[What you will do]
Omit all images. Transcribe the rest of the material below exactly.

[Collected material]

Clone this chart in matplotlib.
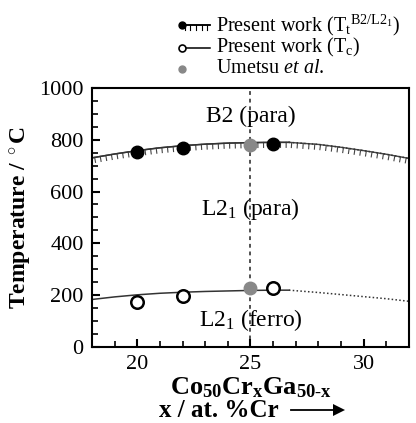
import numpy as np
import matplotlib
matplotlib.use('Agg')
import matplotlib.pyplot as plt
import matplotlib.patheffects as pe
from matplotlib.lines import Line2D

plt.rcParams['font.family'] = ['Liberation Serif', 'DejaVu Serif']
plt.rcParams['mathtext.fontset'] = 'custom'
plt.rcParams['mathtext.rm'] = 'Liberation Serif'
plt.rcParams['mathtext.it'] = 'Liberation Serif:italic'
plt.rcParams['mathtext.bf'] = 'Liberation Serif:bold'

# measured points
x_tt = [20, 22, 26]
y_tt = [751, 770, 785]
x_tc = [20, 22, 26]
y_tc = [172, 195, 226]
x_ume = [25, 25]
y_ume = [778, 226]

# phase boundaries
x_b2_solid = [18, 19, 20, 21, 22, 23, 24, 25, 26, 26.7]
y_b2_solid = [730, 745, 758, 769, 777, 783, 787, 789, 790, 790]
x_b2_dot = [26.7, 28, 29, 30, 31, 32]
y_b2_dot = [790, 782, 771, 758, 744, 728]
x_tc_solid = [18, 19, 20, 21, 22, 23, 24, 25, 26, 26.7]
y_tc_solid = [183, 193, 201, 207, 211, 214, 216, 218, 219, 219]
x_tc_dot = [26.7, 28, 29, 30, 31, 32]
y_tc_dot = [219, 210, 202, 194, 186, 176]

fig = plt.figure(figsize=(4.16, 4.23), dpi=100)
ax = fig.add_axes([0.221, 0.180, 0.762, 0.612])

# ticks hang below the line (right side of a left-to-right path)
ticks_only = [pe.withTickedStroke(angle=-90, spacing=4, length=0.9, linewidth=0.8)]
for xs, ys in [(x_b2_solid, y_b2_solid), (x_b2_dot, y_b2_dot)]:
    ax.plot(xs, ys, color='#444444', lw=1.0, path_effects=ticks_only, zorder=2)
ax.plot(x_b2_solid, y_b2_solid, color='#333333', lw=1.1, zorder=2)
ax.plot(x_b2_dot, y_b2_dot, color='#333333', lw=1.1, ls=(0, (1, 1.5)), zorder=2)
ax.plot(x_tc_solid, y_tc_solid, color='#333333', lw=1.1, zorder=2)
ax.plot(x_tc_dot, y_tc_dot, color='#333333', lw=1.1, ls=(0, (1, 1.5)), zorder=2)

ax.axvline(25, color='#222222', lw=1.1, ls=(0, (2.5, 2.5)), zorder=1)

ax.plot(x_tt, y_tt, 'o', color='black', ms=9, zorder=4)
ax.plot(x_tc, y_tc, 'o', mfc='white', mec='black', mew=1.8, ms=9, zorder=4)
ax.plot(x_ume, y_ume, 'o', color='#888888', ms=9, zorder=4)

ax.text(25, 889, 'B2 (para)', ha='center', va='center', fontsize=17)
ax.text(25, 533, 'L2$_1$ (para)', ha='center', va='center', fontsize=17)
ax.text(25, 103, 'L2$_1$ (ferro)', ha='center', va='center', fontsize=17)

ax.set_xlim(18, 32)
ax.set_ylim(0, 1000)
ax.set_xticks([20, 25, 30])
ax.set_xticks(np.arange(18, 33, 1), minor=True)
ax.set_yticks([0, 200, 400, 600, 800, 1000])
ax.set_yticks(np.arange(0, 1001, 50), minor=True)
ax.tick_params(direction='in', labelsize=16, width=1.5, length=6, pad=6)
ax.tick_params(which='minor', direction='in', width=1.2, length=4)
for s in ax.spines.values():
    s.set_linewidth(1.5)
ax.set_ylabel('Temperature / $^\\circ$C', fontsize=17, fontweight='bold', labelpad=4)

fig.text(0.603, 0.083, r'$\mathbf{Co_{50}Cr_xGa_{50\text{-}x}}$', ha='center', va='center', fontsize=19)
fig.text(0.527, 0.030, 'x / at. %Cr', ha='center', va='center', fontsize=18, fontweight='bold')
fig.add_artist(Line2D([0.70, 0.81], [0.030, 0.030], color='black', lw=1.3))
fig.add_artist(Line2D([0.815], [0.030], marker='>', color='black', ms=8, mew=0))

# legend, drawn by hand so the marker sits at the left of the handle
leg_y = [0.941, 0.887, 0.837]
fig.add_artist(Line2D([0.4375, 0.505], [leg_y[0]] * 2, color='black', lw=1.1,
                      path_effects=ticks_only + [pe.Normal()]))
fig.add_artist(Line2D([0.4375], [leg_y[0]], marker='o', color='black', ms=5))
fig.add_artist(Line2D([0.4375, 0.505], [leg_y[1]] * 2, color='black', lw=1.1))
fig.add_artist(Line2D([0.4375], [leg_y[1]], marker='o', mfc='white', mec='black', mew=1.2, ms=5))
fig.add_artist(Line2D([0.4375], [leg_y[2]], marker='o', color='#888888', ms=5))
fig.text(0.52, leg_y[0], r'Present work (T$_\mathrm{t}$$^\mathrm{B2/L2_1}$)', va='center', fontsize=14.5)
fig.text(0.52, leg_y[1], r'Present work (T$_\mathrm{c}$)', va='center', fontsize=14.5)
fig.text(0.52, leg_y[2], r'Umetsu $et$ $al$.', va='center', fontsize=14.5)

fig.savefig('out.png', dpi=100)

[Complete answer]
Clone this chart in matplotlib.
import numpy as np
import matplotlib
matplotlib.use('Agg')
import matplotlib.pyplot as plt
import matplotlib.patheffects as pe
from matplotlib.lines import Line2D

plt.rcParams['font.family'] = ['Liberation Serif', 'DejaVu Serif']
plt.rcParams['mathtext.fontset'] = 'custom'
plt.rcParams['mathtext.rm'] = 'Liberation Serif'
plt.rcParams['mathtext.it'] = 'Liberation Serif:italic'
plt.rcParams['mathtext.bf'] = 'Liberation Serif:bold'

# measured points
x_tt = [20, 22, 26]
y_tt = [751, 770, 785]
x_tc = [20, 22, 26]
y_tc = [172, 195, 226]
x_ume = [25, 25]
y_ume = [778, 226]

# phase boundaries
x_b2_solid = [18, 19, 20, 21, 22, 23, 24, 25, 26, 26.7]
y_b2_solid = [730, 745, 758, 769, 777, 783, 787, 789, 790, 790]
x_b2_dot = [26.7, 28, 29, 30, 31, 32]
y_b2_dot = [790, 782, 771, 758, 744, 728]
x_tc_solid = [18, 19, 20, 21, 22, 23, 24, 25, 26, 26.7]
y_tc_solid = [183, 193, 201, 207, 211, 214, 216, 218, 219, 219]
x_tc_dot = [26.7, 28, 29, 30, 31, 32]
y_tc_dot = [219, 210, 202, 194, 186, 176]

fig = plt.figure(figsize=(4.16, 4.23), dpi=100)
ax = fig.add_axes([0.221, 0.180, 0.762, 0.612])

# ticks hang below the line (right side of a left-to-right path)
ticks_only = [pe.withTickedStroke(angle=-90, spacing=4, length=0.9, linewidth=0.8)]
for xs, ys in [(x_b2_solid, y_b2_solid), (x_b2_dot, y_b2_dot)]:
    ax.plot(xs, ys, color='#444444', lw=1.0, path_effects=ticks_only, zorder=2)
ax.plot(x_b2_solid, y_b2_solid, color='#333333', lw=1.1, zorder=2)
ax.plot(x_b2_dot, y_b2_dot, color='#333333', lw=1.1, ls=(0, (1, 1.5)), zorder=2)
ax.plot(x_tc_solid, y_tc_solid, color='#333333', lw=1.1, zorder=2)
ax.plot(x_tc_dot, y_tc_dot, color='#333333', lw=1.1, ls=(0, (1, 1.5)), zorder=2)

ax.axvline(25, color='#222222', lw=1.1, ls=(0, (2.5, 2.5)), zorder=1)

ax.plot(x_tt, y_tt, 'o', color='black', ms=9, zorder=4)
ax.plot(x_tc, y_tc, 'o', mfc='white', mec='black', mew=1.8, ms=9, zorder=4)
ax.plot(x_ume, y_ume, 'o', color='#888888', ms=9, zorder=4)

ax.text(25, 889, 'B2 (para)', ha='center', va='center', fontsize=17)
ax.text(25, 533, 'L2$_1$ (para)', ha='center', va='center', fontsize=17)
ax.text(25, 103, 'L2$_1$ (ferro)', ha='center', va='center', fontsize=17)

ax.set_xlim(18, 32)
ax.set_ylim(0, 1000)
ax.set_xticks([20, 25, 30])
ax.set_xticks(np.arange(18, 33, 1), minor=True)
ax.set_yticks([0, 200, 400, 600, 800, 1000])
ax.set_yticks(np.arange(0, 1001, 50), minor=True)
ax.tick_params(direction='in', labelsize=16, width=1.5, length=6, pad=6)
ax.tick_params(which='minor', direction='in', width=1.2, length=4)
for s in ax.spines.values():
    s.set_linewidth(1.5)
ax.set_ylabel('Temperature / $^\\circ$C', fontsize=17, fontweight='bold', labelpad=4)

fig.text(0.603, 0.083, r'$\mathbf{Co_{50}Cr_xGa_{50\text{-}x}}$', ha='center', va='center', fontsize=19)
fig.text(0.527, 0.030, 'x / at. %Cr', ha='center', va='center', fontsize=18, fontweight='bold')
fig.add_artist(Line2D([0.70, 0.81], [0.030, 0.030], color='black', lw=1.3))
fig.add_artist(Line2D([0.815], [0.030], marker='>', color='black', ms=8, mew=0))

# legend, drawn by hand so the marker sits at the left of the handle
leg_y = [0.941, 0.887, 0.837]
fig.add_artist(Line2D([0.4375, 0.505], [leg_y[0]] * 2, color='black', lw=1.1,
                      path_effects=ticks_only + [pe.Normal()]))
fig.add_artist(Line2D([0.4375], [leg_y[0]], marker='o', color='black', ms=5))
fig.add_artist(Line2D([0.4375, 0.505], [leg_y[1]] * 2, color='black', lw=1.1))
fig.add_artist(Line2D([0.4375], [leg_y[1]], marker='o', mfc='white', mec='black', mew=1.2, ms=5))
fig.add_artist(Line2D([0.4375], [leg_y[2]], marker='o', color='#888888', ms=5))
fig.text(0.52, leg_y[0], r'Present work (T$_\mathrm{t}$$^\mathrm{B2/L2_1}$)', va='center', fontsize=14.5)
fig.text(0.52, leg_y[1], r'Present work (T$_\mathrm{c}$)', va='center', fontsize=14.5)
fig.text(0.52, leg_y[2], r'Umetsu $et$ $al$.', va='center', fontsize=14.5)

fig.savefig('out.png', dpi=100)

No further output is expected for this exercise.